In the real world

Mostly in fused glass I’m doing abstracts, but the shape of a random piece of clear glass suggested to me this caterpillar climbing over an obstacle.

Does it even look like a caterpillar? Does it suggest an obstacle? Does it matter?

Sometimes from the pile of glass pieces, a figure jumps out at me. Like this one:

glass figure

I hope you can tell it’s a figure, anyhow.

My eyes have been filled with the colors of spring, and so flowers bloomed in the sun:

glass spring

Maybe they’ll look more floral when they’ve been fired in the kiln.

Then this one I felt as a volcano:

glass volcano

OK, it’s a stretch.

What I’m even more unsure of is whether all of these pieces are just plain dumb.

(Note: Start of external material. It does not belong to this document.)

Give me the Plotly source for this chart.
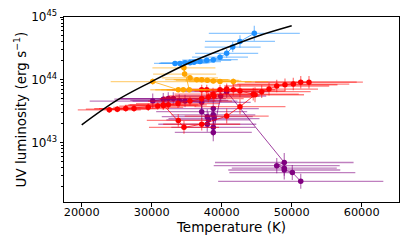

In self-defense: It’s not like I’m trying to make them realistic. They’re abstractions of real things.

They just seem so … unimportant.

Self-defense #2: It’s all self-expression, so in a way that is always going to seem “unimportant” in the journalistic sense.

Except that when I am immersed in making these little pieces, I feel completely outside myself. It doesn’t feel like self-expression. It feels like I’m expressing something that comes from inside the glass.

Releasing little spirits that want to get out. That want to jump, blossom, climb, or blow up.

So I help them.

I guess what’s important is that I’m learning to play again.

Today’s penny is a 2014, because I have 14 new pieces ready to fire.

4 thoughts on “In the real world”

  1. Lisa, you are so clever and creative. Thanks to you, I could see the caterpillar working its way over a slate blue stone in the garden. You opened my eyes and my mind. Thanks for sharing.